Sous la plume de l’anthropologue Jacinthe Mazzocchetti, ce temps de rupture(s) se matérialise dans dix nouvelles, portant chacune (à l’exception de la dernière) le prénom d’un ou deux jeunes dans la tourmente. Tous vibrent, à des degrés divers, d’un manque de reconnaissance, d’un besoin d’affirmation, d’un désir de légitimation. C’est ainsi que Jessica fuit la glace maternelle à la recherche du feu paternel, qu’Eglantine scelle son destin au néant qu’elle pense incarner, qu’Antoine et Nina se voient sans se voir dans le métro bruxellois, que Léa fustige les expressions creuses façonnant un monde hypocrite, que Vlad le rescapé illégal implose et explose, que Margot joue la pianiste de renom et du renon, que Louis est meurtri et balloté par une Marine aux injonctions paradoxales, que Maria s’ancre en pluie de larmes et lumière, que Samira et Julien couvent avec heurts le fruit défendu de leurs amours, qu’« Elle » et « Lui » se perdent et se délitent dans l’anonymat du virtuel. Et tous de se débattre dans une « vie par effraction ».

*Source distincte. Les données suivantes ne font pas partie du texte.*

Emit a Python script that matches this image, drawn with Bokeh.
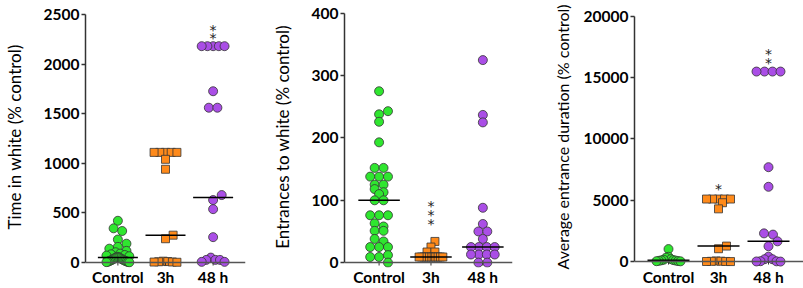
import numpy as np
from bokeh.plotting import figure
from bokeh.layouts import row
from bokeh.models import Range1d, FixedTicker, Span
from bokeh.embed import file_html
from bokeh.resources import INLINE
from bokeh.core.properties import value

categories = ["Control", "3h", "48 h"]

# ---- Panel 1: Time in white (% control)
time_control = [421, 345, 318, 232, 190, 158, 140, 118, 104, 90, 83, 76, 70, 64, 58, 54, 50,
                47, 44, 40, 36, 32, 28, 25, 22, 19, 16, 13, 10, 8, 6, 4, 2]
time_3h = [1110, 1110, 1110, 1110, 1110, 1040, 940, 276, 240, 14, 10, 8, 6, 5, 3]
time_48h = [2180, 2180, 2180, 2180, 2180, 1726, 1560, 1560, 680, 630, 538, 256, 50, 27, 27, 27, 7, 7]
time_ticks = [0, 500, 1000, 1500, 2000, 2500]
time_stars_48h = [2370, 2290]

# ---- Panel 2: Entrances to white (% control)
entr_control = [275, 243, 238, 226, 193, 152, 152, 138, 138, 138, 125, 125, 118, 113, 110, 100, 100,
                76, 76, 76, 63, 58, 51, 51, 38, 34, 25, 25, 25, 12, 9, 9, 0]
entr_3h = [34, 25, 17, 17, 9, 9, 9, 9, 9, 9, 9, 9, 9, 9, 9]
entr_48h = [325, 237, 225, 88, 62, 50, 50, 38, 25, 25, 25, 25, 13, 13, 13, 13, 0, 0]
entr_ticks = [0, 100, 200, 300, 400]
entr_stars_3h = [96, 82, 67]

# ---- Panel 3: Average entrance duration (% control)
dur_control = [1020, 390, 320, 200, 150, 120, 100, 80, 60, 40, 30, 20]
dur_3h = [5100, 5100, 5100, 5100, 5100, 4800, 4300, 1263, 1048, 50, 30, 20, 10, 5, 0]
dur_48h = [15500, 15500, 15500, 15500, 7700, 6100, 2300, 2200, 1650, 1250, 400, 190, 190, 30, 20, 10, 0]
dur_ticks = [0, 5000, 10000, 15000, 20000]
dur_stars_3h = [6150]
dur_stars_48h = [17180, 16450]

GREEN = "#2fe62f"
ORANGE = "#ff8a1a"
PURPLE = "#aa4ee6"
EDGE = "#333333"
FONT = "Lato"


def swarm_offsets(vals, ppu, d, maxspan):
    """Prism-like column scatter: returns x offsets in pixels."""
    ypx = np.asarray(vals, float) * ppu
    binh = 0.65 * d
    bins = np.floor(ypx / binh + 1e-9).astype(int)
    xs = np.zeros(len(vals))
    placed = []
    for b in sorted(set(bins.tolist())):
        idx = [i for i in range(len(vals)) if bins[i] == b]
        n = len(idx)
        s = d if n == 1 else min(d, maxspan / (n - 1))
        offs = (np.arange(n) - (n - 1) / 2) * s
        pos_order = np.argsort(np.abs(offs), kind="stable")
        idx_sorted = sorted(idx, key=lambda i: -ypx[i])
        base = np.zeros(n)
        for k in range(n):
            base[k] = offs[pos_order[k]]
        best = None
        for shift in [0, d / 2, -d / 2, d, -d, 1.5 * d, -1.5 * d]:
            cand = base + shift
            if shift != 0 and np.max(np.abs(cand)) > maxspan / 2 + 0.01:
                continue
            ok = True
            for k, i in enumerate(idx_sorted):
                for (px, py) in placed:
                    if (cand[k] - px) ** 2 + (ypx[i] - py) ** 2 < (0.8 * d) ** 2:
                        ok = False
                        break
                if not ok:
                    break
            if ok:
                best = cand
                break
        if best is None:
            best = base
        for k, i in enumerate(idx_sorted):
            xs[i] = best[k]
            placed.append((best[k], ypx[i]))
    return xs


def panel(groups, ticks, ylabel, stars, fig_w, border_l, frame_w, cat0_px, step_px,
          y0_px, ytop_px, top_px, label_standoff, label_size):
    H = 288
    bottom_px = 270
    ppu = (y0_px - ytop_px) / ticks[-1]
    y_start = -(bottom_px - y0_px) / ppu
    y_end = (y0_px - top_px) / ppu
    x_start = 1 - cat0_px / step_px
    x_end = x_start + frame_w / step_px
    p = figure(width=fig_w, height=H, x_range=Range1d(x_start, x_end),
               y_range=Range1d(y_start, y_end), output_backend="svg",
               toolbar_location=None, min_border_left=border_l,
               min_border_right=fig_w - border_l - frame_w,
               min_border_top=top_px, min_border_bottom=H - bottom_px)
    p.outline_line_color = None
    p.grid.visible = False
    p.background_fill_color = "white"

    # baseline at zero
    p.add_layout(Span(location=0, dimension="width", line_color="#555555", line_width=1.5))

    cats = [1, 2, 3]
    for c, (vals, marker, color) in zip(cats, groups):
        d = 9 if marker == "circle" else 8
        offs = swarm_offsets(vals, ppu, d, 24) / step_px
        p.scatter(x=c + offs, y=vals, marker=marker, size=d, fill_color=color,
                  line_color=EDGE, line_width=0.8)
    for c, (vals, marker, color) in zip(cats, groups):
        med = float(np.median(vals))
        hw = 21 / step_px
        p.segment(x0=[c - hw], x1=[c + hw], y0=[med], y1=[med], line_color="black", line_width=1.5)
    # small category ticks under baseline
    p.segment(x0=cats, x1=cats, y0=[0] * 3, y1=[-3 / ppu] * 3, line_color="#333333", line_width=1)

    for c, svals in stars:
        p.text(x=[c] * len(svals), y=svals, text=["*"] * len(svals),
               text_font=value("DejaVu Sans"), text_font_size="14px", text_align="center",
               text_baseline="middle", text_color="#222222", y_offset=3)

    xa = p.xaxis[0]
    xa.ticker = FixedTicker(ticks=cats)
    xa.major_label_overrides = {1: categories[0], 2: categories[1], 3: categories[2]}
    xa.axis_line_color = None
    xa.major_tick_line_color = None
    xa.minor_tick_line_color = None
    xa.major_tick_out = 0
    xa.major_tick_in = 0
    xa.major_label_standoff = 0
    xa.major_label_text_font = FONT
    xa.major_label_text_font_style = "bold"
    xa.major_label_text_font_size = "15.5px"
    xa.major_label_text_color = "black"

    ya = p.yaxis[0]
    ya.ticker = FixedTicker(ticks=ticks)
    ya.bounds = (0, ticks[-1])
    ya.axis_line_color = "#333333"
    ya.axis_line_width = 1.5
    ya.major_tick_line_color = "#333333"
    ya.major_tick_line_width = 1.5
    ya.major_tick_out = 4
    ya.major_tick_in = 0
    ya.minor_tick_line_color = None
    ya.major_label_standoff = 2
    ya.major_label_text_font = FONT
    ya.major_label_text_font_style = "bold"
    ya.major_label_text_font_size = "15.5px"
    ya.major_label_text_color = "black"
    ya.axis_label = ylabel
    ya.axis_label_text_font = FONT
    ya.axis_label_text_font_style = "normal"
    ya.axis_label_text_font_size = label_size
    ya.axis_label_text_color = "black"
    ya.axis_label_standoff = label_standoff
    return p


p1 = panel([(time_control, "circle", GREEN), (time_3h, "square", ORANGE), (time_48h, "circle", PURPLE)],
           time_ticks, "Time in white (% control)", [(3, time_stars_48h)],
           fig_w=268, border_l=77, frame_w=168, cat0_px=34, step_px=50,
           y0_px=265, ytop_px=14, top_px=6, label_standoff=16, label_size="17px")
p2 = panel([(entr_control, "circle", GREEN), (entr_3h, "square", ORANGE), (entr_48h, "circle", PURPLE)],
           entr_ticks, "Entrances to white (% control)", [(2, entr_stars_3h)],
           fig_w=268, border_l=74, frame_w=170, cat0_px=35, step_px=52.5,
           y0_px=265, ytop_px=10, top_px=3, label_standoff=16, label_size="17px")
p3 = panel([(dur_control, "circle", GREEN), (dur_3h, "square", ORANGE), (dur_48h, "circle", PURPLE)],
           dur_ticks, "Average entrance duration (% control)", [(2, dur_stars_3h), (3, dur_stars_48h)],
           fig_w=267, border_l=98, frame_w=169, cat0_px=34, step_px=50,
           y0_px=264, ytop_px=16, top_px=6, label_standoff=9, label_size="16px")

layout = row(p1, p2, p3)
open("out.html", "w").write(file_html(layout, INLINE))
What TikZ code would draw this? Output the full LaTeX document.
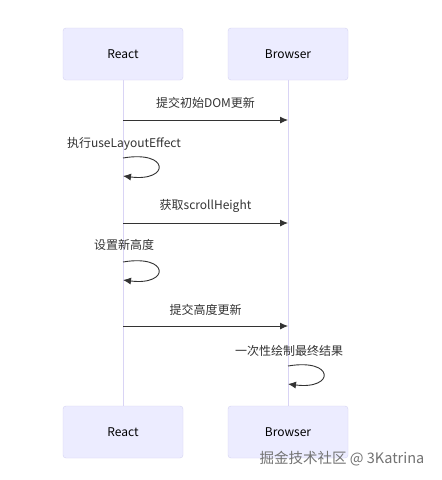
\documentclass[tikz,border=0pt]{standalone}
\usepackage{fontspec}
\setmainfont{Noto Sans CJK SC}
\usetikzlibrary{arrows.meta}
\definecolor{actfill}{HTML}{ECECFF}
\definecolor{actline}{HTML}{D6D3F2}
\definecolor{lifeln}{HTML}{D9D4F5}
\definecolor{msgc}{HTML}{333333}
\tikzset{
  actor/.style={draw=actline, fill=actfill, rounded corners=3pt, minimum width=120pt, minimum height=52pt, inner sep=0pt, font=\fontsize{12}{14}\selectfont, text=black},
  msg/.style={draw=msgc, line width=0.9pt, -{Latex[length=8pt,width=7pt]}},
  lbl/.style={font=\fontsize{12}{14}\selectfont, text=msgc, inner sep=0pt},
  life/.style={draw=lifeln, line width=1pt},
}
\begin{document}
\begin{tikzpicture}[x=1pt,y=-1pt]
\fill[white] (0,0) rectangle (442,480);
\useasboundingbox (0,0) rectangle (442,480);
% lifelines
\coordinate (rt) at (123,80);
\coordinate (rb) at (123,406);
\coordinate (bt) at (288,80);
\coordinate (bb) at (288,406);
\draw[life] (rt) -- (rb);
\draw[life] (bt) -- (bb);
% actors
\node[actor] (r1) at (123,54) {React};
\node[actor] (b1) at (288,54) {Browser};
\node[actor] (r2) at (123,432) {React};
\node[actor] (b2) at (288,432) {Browser};
% message 1
\coordinate (m1a) at (123,120);
\coordinate (m1b) at (288,120);
\draw[msg] (m1a) -- (m1b);
\node[lbl] (l1) at (205.5,103) {提交初始DOM更新};
% self loop 1
\coordinate (s1a) at (123,158);
\coordinate (s1b) at (123,176);
\draw[msg] (s1a) .. controls (170,150) and (170,182) .. (s1b);
\node[lbl] (l2) at (124,144) {执行useLayoutEffect};
% message 2
\coordinate (m2a) at (123,223);
\coordinate (m2b) at (288,223);
\draw[msg] (m2a) -- (m2b);
\node[lbl] (l3) at (205.5,206) {获取scrollHeight};
% self loop 2
\coordinate (s2a) at (123,262);
\coordinate (s2b) at (123,280);
\draw[msg] (s2a) .. controls (170,254) and (170,286) .. (s2b);
\node[lbl] (l4) at (124,245) {设置新高度};
% message 3
\coordinate (m3a) at (123,326);
\coordinate (m3b) at (288,326);
\draw[msg] (m3a) -- (m3b);
\node[lbl] (l5) at (205.5,310) {提交高度更新};
% self loop 3
\coordinate (s3a) at (288,366);
\coordinate (s3b) at (288,384);
\draw[msg] (s3a) .. controls (335,358) and (335,390) .. (s3b);
\node[lbl] (l6) at (289,351) {一次性绘制最终结果};
% watermark
\node[font=\fontsize{14.5}{16}\selectfont, text=black!55, inner sep=0pt] (wm) at (342,459) {掘金技术社区 @ 3Katrina};
\end{tikzpicture}
\end{document}
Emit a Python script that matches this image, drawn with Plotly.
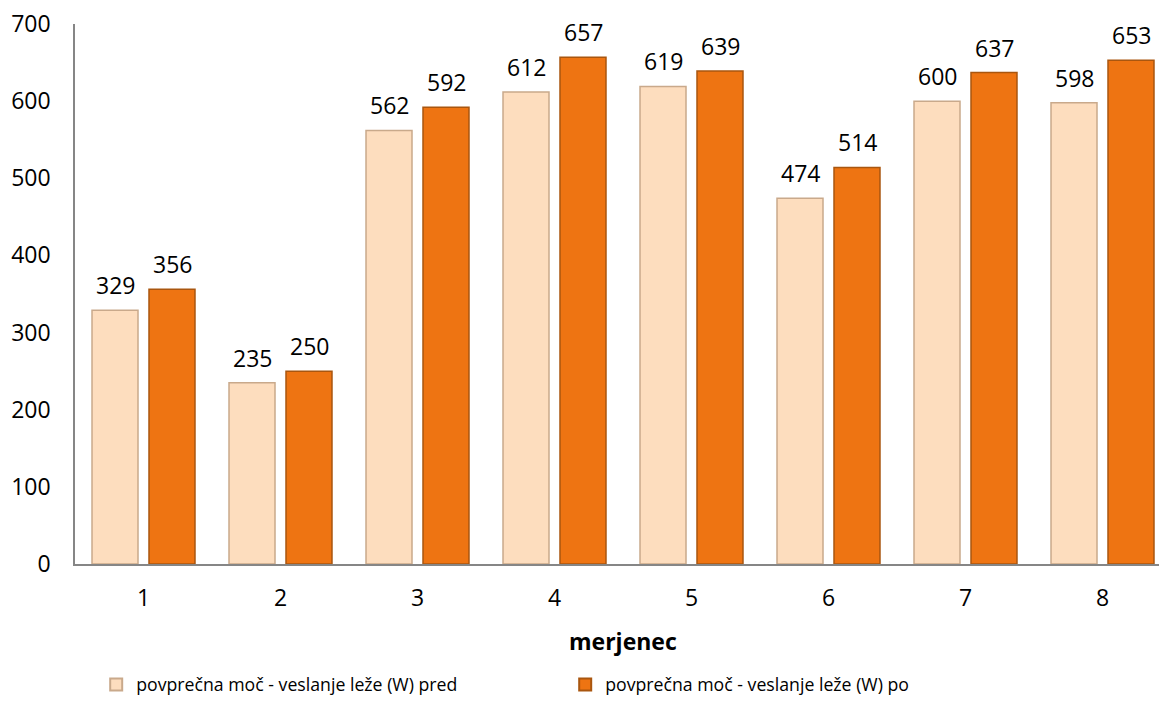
import plotly.graph_objects as go

# Average rowing power per subject, before and after
merjenec = [1, 2, 3, 4, 5, 6, 7, 8]
pred = [329, 235, 562, 612, 619, 474, 600, 598]
po = [356, 250, 592, 657, 639, 514, 637, 653]
y_ticks = [0, 100, 200, 300, 400, 500, 600, 700]

name_pred = "povprečna moč - veslanje leže (W) pred"
name_po = "povprečna moč - veslanje leže (W) po"

FONT = "Open Sans"
TXT = "#000000"
SIZE = 23

fig = go.Figure()
fig.add_trace(go.Bar(
    x=merjenec, y=pred, name=name_pred,
    marker=dict(color="#FDDDBE", line=dict(color="#C9A98B", width=1.5)),
))
fig.add_trace(go.Bar(
    x=merjenec, y=po, name=name_po,
    marker=dict(color="#EE7412", line=dict(color="#A9560F", width=1.5)),
))

# value labels above each bar
for xs, vals, shift in ((merjenec, pred, -28.5), (merjenec, po, 28.5)):
    for xv, v in zip(xs, vals):
        fig.add_annotation(
            x=xv, y=v, text=str(v), showarrow=False,
            xref="x", yref="y", xshift=shift, yshift=25, yanchor="middle",
            font=dict(family=FONT, size=SIZE, color=TXT),
        )

# axis title
fig.add_annotation(
    x=4.5, y=-77 / 540, xref="x", yref="paper", text="<b>merjenec</b>",
    showarrow=False, yanchor="middle",
    font=dict(family=FONT, size=SIZE, color=TXT),
)

fig.update_layout(
    width=1159, height=724,
    margin=dict(l=75, r=0, t=24, b=160),
    paper_bgcolor="white", plot_bgcolor="white",
    barmode="group", bargap=0.168, bargroupgap=0.193,
    showlegend=True,
    legend=dict(
        orientation="h", xref="container", yref="container",
        x=0.083, y=39 / 724, xanchor="left", yanchor="middle",
        font=dict(family=FONT, size=17.7, color=TXT),
        entrywidth=424, entrywidthmode="pixels", itemsizing="constant",
    ),
    font=dict(family=FONT, size=SIZE, color=TXT),
)
fig.update_xaxes(
    range=[0.5, 0.5 + 1084 / 137], tickvals=merjenec,
    showline=True, linecolor="#868686", linewidth=1.5, showgrid=False,
    ticks="", ticklabelstandoff=13, zeroline=False,
    tickfont=dict(family=FONT, size=SIZE, color=TXT),
)
fig.update_yaxes(
    range=[0, 700], tickvals=y_ticks,
    showline=True, linecolor="#868686", linewidth=1.5, showgrid=False,
    ticks="", ticklabelstandoff=18, zeroline=False,
    tickfont=dict(family=FONT, size=SIZE, color=TXT),
)

fig.write_html("out.html")
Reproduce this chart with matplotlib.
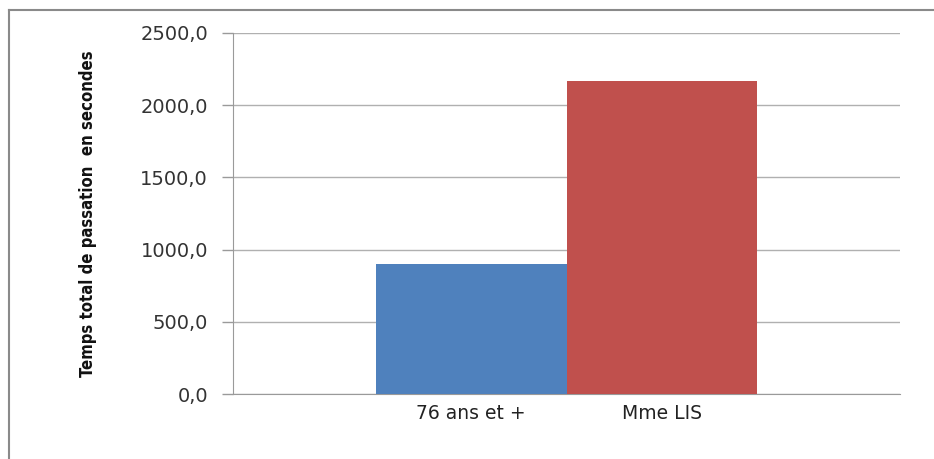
import matplotlib
matplotlib.use("Agg")
from matplotlib import pyplot as plt
from matplotlib.lines import Line2D

categories = ["76 ans et +", "Mme LIS"]
values = [900.0, 2170.0]
colors = ["#4F81BD", "#C0504D"]
y_ticks = [0, 500, 1000, 1500, 2000, 2500]
y_label = "Temps total de passation  en secondes"

fig = plt.figure(figsize=(9.34, 4.59), dpi=100)
ax = fig.add_axes([233 / 934, 1 - 394 / 459, 667 / 934, 361 / 459])

positions = list(range(len(categories)))
ax.bar(positions, values, width=1.0, color=colors, zorder=3)

ax.set_xlim(-1.25, 2.25)
ax.set_ylim(0, 2500)
ax.set_yticks(y_ticks)
ax.set_yticklabels([f"{v:.1f}".replace(".", ",") for v in y_ticks],
                   fontsize=14, color="#333333")
ax.set_xticks(positions)
ax.set_xticklabels(categories, fontsize=13.5, color="#222222")
ax.tick_params(axis="x", length=0, pad=7)
ax.tick_params(axis="y", length=8, width=1, color="#9a9a9a", pad=10)

ax.grid(axis="y", color="#b0b0b0", linewidth=1, zorder=0)
for side in ["top", "right"]:
    ax.spines[side].set_visible(False)
ax.spines["left"].set_color("#9a9a9a")
ax.spines["bottom"].set_color("#9a9a9a")

ax.set_ylabel(y_label, fontsize=12, fontweight="bold", fontstretch="condensed",
              color="#111111", labelpad=31)

# frame around the chart (cut off at right and bottom)
fig.add_artist(Line2D([9 / 934, 9 / 934], [0, 1 - 10 / 459],
                      transform=fig.transFigure, color="#8a8a8a", lw=1.5))
fig.add_artist(Line2D([9 / 934, 1], [1 - 10 / 459, 1 - 10 / 459],
                      transform=fig.transFigure, color="#8a8a8a", lw=1.5))

fig.savefig("out.png", dpi=100)
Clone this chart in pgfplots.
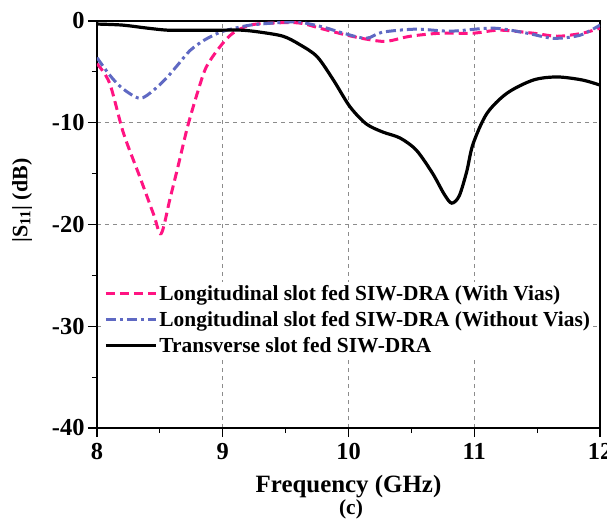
\documentclass[border=0pt]{standalone}
\usepackage{pgfplots}
\pgfplotsset{compat=1.18}
\usepackage{fontspec}
\setmainfont{Liberation Serif}
\definecolor{cpink}{RGB}{255,20,130}
\definecolor{cblue}{RGB}{95,105,195}
\definecolor{cgrid}{RGB}{140,140,140}
\begin{document}
\begin{tikzpicture}
\begin{axis}[
  at={(0,0)}, anchor=south west,
  scale only axis, width=503bp, height=407bp,
  xmin=8, xmax=12, ymin=-40, ymax=0,
  xtick={8,9,10,11,12}, ytick={-40,-30,-20,-10,0},
  minor x tick num=1, minor y tick num=1,
  tick align=outside, xtick pos=bottom, ytick pos=left,
  major tick length=9bp, minor tick length=5bp,
  every tick/.style={black, line width=1.2bp},
  axis line style={black, line width=1.5bp},
  grid=major,
  major grid style={cgrid, line width=0.9bp, dash pattern=on 4bp off 4bp},
  tick label style={font=\bfseries\fontsize{24.5}{28}\selectfont},
  xticklabel style={yshift=-3bp},
  /pgf/number format/assume math mode=true,
  xlabel={Frequency (GHz)},
  ylabel={|S\textsubscript{11}| (dB)},
  xlabel style={font=\bfseries\fontsize{25}{29}\selectfont, yshift=-8bp},
  ylabel style={font=\bfseries\fontsize{22}{26}\selectfont, yshift=13bp, xshift=24bp},
  legend cell align=left,
  legend style={at={(rel axis cs:0.012,0.358)}, anchor=north west, draw=none, fill=white,
    font=\bfseries\fontsize{21.5}{24}\selectfont, row sep=5.5bp, inner sep=1bp,
    /tikz/every even column/.append style={column sep=2bp}},
  legend image code/.code={\draw[#1] (0bp,0bp) -- (50bp,0bp);},
]
\addplot[cpink, line width=3bp, dash pattern=on 9bp off 5bp, smooth, tension=0.5] coordinates {
(8.00,-4.2) (8.10,-6.1) (8.21,-11.0) (8.34,-15.3) (8.45,-19.0) (8.51,-20.9) (8.58,-17.5)
(8.65,-14.0) (8.72,-10.4) (8.80,-7.0) (8.87,-4.5) (8.98,-2.5) (9.08,-1.2) (9.22,-0.4)
(9.40,-0.2) (9.61,-0.2) (9.80,-0.8) (9.99,-1.4) (10.15,-1.8) (10.30,-2.0) (10.49,-1.5)
(10.73,-1.2) (10.99,-1.2) (11.20,-0.9) (11.47,-1.2) (11.66,-1.5) (11.86,-1.2) (12.00,-0.7)};
\addlegendentry{Longitudinal slot fed SIW-DRA (With Vias)}
\addplot[cblue, line width=3bp, dash pattern=on 10bp off 4bp on 3bp off 4bp, smooth, tension=0.5] coordinates {
(8.00,-3.6) (8.10,-5.3) (8.20,-6.6) (8.34,-7.6) (8.45,-6.8) (8.56,-5.5) (8.65,-4.2)
(8.74,-2.9) (8.85,-1.9) (8.98,-1.1) (9.10,-0.7) (9.22,-0.4) (9.40,-0.2) (9.53,-0.1)
(9.61,-0.1) (9.80,-0.6) (9.96,-1.2) (10.14,-1.7) (10.27,-1.1) (10.54,-0.8) (10.81,-1.0)
(11.15,-0.7) (11.42,-1.2) (11.63,-1.7) (11.84,-1.4) (12.00,-0.4)};
\addlegendentry{Longitudinal slot fed SIW-DRA (Without Vias)}
\addplot[black, line width=3.2bp, smooth, tension=0.5] coordinates {
(8.00,-0.3) (8.20,-0.4) (8.40,-0.7) (8.56,-0.9) (8.75,-0.9) (8.98,-0.9) (9.15,-0.9)
(9.30,-1.1) (9.48,-1.5) (9.61,-2.3) (9.75,-3.5) (9.88,-5.8) (10.01,-8.4) (10.14,-10.1)
(10.27,-10.9) (10.41,-11.5) (10.54,-12.7) (10.67,-15.0) (10.76,-17.0) (10.82,-17.9)
(10.88,-17.2) (10.94,-14.8) (10.99,-12.1) (11.10,-9.1) (11.26,-7.1) (11.47,-5.8)
(11.66,-5.5) (11.86,-5.8) (12.00,-6.3)};
\addlegendentry{Transverse slot fed SIW-DRA}
\end{axis}
\node[font=\bfseries\fontsize{21.5}{25}\selectfont] at (254bp,-81bp) {(c)};
\pgfresetboundingbox
\path[use as bounding box] (-97bp,-91bp) rectangle (510bp,428bp);
\end{tikzpicture}
\end{document}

Le style haché et les formules poético-percutantes de Mazzocchetti donnent corps et rythme au recueil, tout en faisant un juste écho à la teneur du titre, porteur de débris et de luttes. « Je n’ai pas bougé. Pas un millimètre. Après quelques minutes de cris, de bruits et enfin, de silence, j’ai à nouveau pu jouir de ma transparence. J’aime ce mot. Prononcé dans son entièreté, il se rime à lui-même, chante, ondule. Prononcé dans les détours de ses découpes, il s’oppose, se contredit, se discute, s’auto-suffit. Trans-pas-rance. » Grâce à ces proses où surgissent aussi puissamment volonté d’exister et de s’annihiler, aspiration au cri et au silence, revendication de l’appartenance et de la différence, quête de Soi et de l’Autre, le lecteur pénètre l’ambivalence et les tensions de cet âge de l’entre-deux.